EXERCISE PROMPT: State how many lines of the entries include the string "this", please, leaving out everything but the number.
• • • • •
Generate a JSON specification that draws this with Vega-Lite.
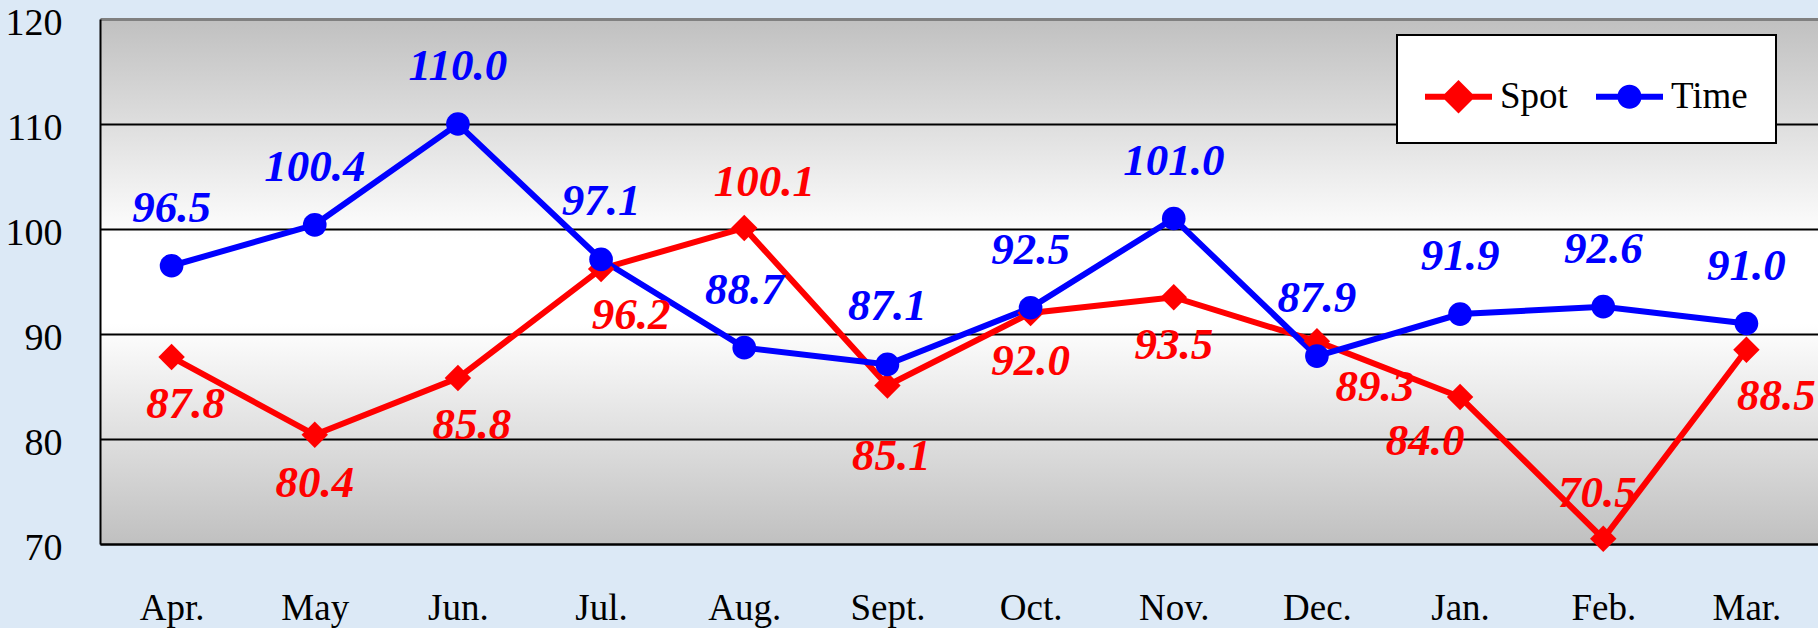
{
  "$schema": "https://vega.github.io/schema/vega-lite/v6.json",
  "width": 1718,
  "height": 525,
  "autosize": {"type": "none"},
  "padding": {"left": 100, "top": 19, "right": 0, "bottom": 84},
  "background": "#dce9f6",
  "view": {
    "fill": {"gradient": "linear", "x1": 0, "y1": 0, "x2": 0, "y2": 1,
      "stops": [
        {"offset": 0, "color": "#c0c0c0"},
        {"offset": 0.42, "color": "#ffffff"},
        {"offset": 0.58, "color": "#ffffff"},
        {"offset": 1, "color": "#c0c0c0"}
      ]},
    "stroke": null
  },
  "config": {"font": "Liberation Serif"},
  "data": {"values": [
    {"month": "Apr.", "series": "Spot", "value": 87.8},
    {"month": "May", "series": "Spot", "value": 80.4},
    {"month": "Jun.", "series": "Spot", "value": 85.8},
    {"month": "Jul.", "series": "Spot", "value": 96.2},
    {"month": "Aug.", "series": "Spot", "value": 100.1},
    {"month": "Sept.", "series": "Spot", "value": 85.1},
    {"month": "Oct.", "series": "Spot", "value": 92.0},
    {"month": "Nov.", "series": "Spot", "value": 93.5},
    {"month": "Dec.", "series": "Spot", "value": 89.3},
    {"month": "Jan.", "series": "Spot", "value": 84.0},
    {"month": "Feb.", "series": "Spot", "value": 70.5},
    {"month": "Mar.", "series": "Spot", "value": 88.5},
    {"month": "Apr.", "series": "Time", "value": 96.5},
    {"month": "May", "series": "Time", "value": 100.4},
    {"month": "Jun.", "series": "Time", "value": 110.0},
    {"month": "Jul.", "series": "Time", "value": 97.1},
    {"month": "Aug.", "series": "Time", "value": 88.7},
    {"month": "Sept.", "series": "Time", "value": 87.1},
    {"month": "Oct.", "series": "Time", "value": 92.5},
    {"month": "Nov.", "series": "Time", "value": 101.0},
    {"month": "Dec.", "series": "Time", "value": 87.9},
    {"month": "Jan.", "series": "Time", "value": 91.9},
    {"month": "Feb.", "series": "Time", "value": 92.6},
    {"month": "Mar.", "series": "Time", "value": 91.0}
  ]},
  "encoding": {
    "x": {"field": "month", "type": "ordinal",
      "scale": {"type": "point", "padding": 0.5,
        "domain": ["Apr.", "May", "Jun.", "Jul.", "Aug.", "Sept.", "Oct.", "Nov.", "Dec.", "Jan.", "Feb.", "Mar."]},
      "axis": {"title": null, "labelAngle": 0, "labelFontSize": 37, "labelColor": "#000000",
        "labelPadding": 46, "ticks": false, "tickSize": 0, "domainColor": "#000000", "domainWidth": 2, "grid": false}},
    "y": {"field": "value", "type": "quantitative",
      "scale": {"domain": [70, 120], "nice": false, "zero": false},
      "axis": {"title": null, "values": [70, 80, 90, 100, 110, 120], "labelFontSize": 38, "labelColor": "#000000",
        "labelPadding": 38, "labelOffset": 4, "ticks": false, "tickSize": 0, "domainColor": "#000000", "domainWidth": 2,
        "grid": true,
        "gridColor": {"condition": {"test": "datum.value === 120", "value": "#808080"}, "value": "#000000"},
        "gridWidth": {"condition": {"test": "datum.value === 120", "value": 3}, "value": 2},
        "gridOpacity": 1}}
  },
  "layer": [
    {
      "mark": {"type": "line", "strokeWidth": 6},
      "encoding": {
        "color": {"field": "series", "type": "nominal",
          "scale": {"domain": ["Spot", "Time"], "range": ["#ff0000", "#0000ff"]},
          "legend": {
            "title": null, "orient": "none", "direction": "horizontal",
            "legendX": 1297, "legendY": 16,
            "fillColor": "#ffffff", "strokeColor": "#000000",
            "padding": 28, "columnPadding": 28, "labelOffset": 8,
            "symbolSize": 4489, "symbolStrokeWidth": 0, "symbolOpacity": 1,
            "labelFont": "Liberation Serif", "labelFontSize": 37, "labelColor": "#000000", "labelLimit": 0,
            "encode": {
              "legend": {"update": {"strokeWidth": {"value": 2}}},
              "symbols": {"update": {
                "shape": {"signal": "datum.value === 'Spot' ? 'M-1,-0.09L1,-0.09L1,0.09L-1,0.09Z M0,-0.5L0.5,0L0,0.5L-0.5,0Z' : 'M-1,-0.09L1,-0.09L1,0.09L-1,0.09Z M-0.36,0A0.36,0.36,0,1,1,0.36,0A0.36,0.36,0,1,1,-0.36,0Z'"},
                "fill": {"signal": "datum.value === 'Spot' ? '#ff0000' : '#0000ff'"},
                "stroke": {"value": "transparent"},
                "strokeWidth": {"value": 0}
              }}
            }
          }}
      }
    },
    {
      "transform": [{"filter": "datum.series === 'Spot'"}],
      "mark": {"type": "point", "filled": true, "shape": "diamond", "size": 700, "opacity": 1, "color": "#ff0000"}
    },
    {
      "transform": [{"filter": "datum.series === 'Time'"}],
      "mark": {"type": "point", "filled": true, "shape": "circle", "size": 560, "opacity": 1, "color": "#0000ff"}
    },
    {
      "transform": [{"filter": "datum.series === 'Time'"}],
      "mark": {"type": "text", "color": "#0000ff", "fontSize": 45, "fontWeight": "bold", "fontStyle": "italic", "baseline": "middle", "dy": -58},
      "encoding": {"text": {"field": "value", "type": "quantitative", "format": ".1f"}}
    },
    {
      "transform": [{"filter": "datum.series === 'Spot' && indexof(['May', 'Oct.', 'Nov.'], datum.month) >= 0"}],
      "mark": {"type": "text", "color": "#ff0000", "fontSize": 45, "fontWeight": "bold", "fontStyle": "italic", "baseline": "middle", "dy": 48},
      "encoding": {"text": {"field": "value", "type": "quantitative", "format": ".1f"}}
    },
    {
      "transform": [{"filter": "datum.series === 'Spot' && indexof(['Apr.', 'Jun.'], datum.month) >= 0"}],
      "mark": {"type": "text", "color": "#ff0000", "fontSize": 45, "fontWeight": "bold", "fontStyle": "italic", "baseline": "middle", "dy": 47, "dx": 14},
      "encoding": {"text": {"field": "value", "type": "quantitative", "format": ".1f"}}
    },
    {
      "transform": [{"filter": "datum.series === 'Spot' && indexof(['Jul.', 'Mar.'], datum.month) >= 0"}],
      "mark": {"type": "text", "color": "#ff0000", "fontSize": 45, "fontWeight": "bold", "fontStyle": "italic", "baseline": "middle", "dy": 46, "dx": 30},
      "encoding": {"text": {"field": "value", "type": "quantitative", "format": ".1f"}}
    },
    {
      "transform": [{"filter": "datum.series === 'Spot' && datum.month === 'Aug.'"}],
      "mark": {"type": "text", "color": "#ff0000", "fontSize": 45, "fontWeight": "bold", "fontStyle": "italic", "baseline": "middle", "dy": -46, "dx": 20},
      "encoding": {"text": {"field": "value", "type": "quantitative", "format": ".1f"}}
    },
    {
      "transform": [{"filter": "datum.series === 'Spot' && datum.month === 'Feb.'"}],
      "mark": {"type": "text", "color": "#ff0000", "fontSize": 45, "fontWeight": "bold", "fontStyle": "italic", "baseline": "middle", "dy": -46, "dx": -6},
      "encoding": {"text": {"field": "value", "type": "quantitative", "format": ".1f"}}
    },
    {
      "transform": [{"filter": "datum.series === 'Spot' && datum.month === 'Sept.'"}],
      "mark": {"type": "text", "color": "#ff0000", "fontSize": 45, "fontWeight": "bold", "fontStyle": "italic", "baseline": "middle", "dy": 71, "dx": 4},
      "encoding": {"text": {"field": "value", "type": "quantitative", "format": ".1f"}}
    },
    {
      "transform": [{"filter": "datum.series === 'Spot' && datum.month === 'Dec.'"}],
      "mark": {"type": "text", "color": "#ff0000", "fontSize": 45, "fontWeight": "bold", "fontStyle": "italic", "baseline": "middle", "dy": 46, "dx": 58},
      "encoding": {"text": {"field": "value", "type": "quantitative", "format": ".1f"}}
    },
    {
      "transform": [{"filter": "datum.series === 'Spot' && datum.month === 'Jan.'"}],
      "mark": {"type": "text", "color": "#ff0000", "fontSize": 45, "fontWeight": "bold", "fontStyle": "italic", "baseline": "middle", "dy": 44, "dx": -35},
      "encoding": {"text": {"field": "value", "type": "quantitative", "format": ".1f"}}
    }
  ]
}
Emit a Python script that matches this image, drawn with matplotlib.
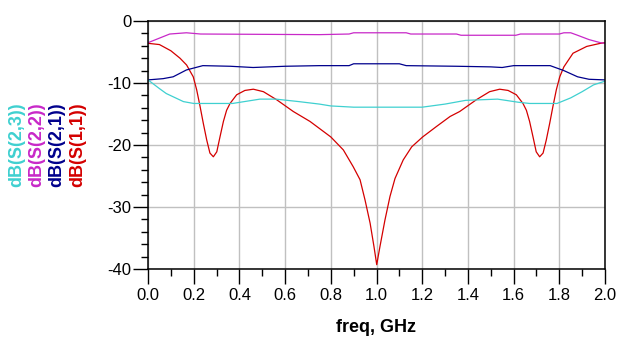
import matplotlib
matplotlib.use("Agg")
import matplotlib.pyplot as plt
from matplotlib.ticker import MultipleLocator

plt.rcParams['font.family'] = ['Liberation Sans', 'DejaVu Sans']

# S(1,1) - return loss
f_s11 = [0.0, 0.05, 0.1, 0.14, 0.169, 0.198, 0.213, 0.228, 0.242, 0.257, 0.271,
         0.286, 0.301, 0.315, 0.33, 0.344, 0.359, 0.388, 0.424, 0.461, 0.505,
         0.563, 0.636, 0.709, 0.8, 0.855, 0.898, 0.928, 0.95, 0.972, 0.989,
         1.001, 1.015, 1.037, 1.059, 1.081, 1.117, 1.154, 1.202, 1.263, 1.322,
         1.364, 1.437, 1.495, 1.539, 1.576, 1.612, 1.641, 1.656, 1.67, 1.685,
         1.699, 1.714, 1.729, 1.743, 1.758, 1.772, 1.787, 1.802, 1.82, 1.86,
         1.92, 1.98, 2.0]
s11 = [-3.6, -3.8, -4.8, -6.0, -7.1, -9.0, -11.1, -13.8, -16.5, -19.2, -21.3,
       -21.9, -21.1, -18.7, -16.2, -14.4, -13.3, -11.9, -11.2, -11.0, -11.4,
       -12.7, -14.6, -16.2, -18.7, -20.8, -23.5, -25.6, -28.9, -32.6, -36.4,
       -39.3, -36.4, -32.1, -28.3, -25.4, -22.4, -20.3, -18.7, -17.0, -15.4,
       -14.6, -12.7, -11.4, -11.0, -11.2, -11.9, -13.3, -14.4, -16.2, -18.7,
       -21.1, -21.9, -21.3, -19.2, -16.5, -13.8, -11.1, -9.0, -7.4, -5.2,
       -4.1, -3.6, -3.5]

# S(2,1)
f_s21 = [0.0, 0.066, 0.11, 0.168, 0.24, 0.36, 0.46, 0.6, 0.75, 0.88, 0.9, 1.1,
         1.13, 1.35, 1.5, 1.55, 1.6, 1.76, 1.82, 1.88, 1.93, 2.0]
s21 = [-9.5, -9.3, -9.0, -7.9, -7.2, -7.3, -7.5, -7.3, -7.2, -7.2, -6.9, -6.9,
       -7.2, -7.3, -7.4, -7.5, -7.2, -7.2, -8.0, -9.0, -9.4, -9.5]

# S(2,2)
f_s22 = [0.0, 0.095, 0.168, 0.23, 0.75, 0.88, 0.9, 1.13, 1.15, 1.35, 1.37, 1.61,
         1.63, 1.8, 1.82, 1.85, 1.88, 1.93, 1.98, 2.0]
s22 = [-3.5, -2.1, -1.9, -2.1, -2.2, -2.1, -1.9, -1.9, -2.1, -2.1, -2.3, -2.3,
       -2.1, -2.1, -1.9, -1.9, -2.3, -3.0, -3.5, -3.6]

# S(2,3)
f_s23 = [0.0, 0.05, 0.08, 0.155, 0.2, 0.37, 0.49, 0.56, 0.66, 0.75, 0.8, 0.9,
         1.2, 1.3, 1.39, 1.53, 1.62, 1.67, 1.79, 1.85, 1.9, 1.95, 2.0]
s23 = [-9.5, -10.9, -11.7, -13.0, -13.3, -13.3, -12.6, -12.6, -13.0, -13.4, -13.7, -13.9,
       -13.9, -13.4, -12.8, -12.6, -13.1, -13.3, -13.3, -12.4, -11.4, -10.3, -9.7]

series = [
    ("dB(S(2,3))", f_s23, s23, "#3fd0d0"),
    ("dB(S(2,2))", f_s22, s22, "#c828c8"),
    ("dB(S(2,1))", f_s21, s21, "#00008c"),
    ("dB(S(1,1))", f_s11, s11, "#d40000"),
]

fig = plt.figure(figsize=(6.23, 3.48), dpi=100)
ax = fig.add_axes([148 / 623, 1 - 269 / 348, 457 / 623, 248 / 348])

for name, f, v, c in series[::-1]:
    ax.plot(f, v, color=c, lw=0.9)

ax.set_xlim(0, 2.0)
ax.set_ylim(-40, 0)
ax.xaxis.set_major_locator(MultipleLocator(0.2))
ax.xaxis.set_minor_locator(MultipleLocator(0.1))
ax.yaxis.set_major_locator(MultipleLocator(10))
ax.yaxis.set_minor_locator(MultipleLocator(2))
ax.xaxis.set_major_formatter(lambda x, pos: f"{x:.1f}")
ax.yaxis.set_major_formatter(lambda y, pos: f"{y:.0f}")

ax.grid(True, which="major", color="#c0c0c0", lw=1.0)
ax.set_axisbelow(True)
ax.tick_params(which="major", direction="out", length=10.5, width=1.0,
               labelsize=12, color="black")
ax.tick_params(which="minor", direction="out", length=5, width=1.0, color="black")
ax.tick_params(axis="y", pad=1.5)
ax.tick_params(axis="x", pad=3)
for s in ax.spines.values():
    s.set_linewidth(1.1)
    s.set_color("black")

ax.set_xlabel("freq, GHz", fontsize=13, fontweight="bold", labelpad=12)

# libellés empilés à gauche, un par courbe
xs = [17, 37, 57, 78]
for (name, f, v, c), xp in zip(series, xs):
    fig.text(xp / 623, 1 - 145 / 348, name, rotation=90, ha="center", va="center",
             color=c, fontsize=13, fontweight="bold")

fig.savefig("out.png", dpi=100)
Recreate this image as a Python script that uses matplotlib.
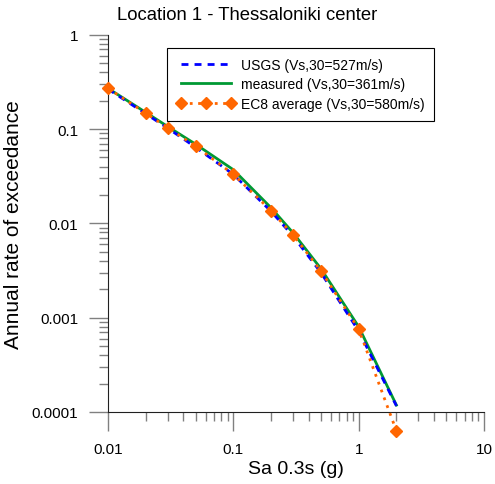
• • • • •
THE REPLY: 3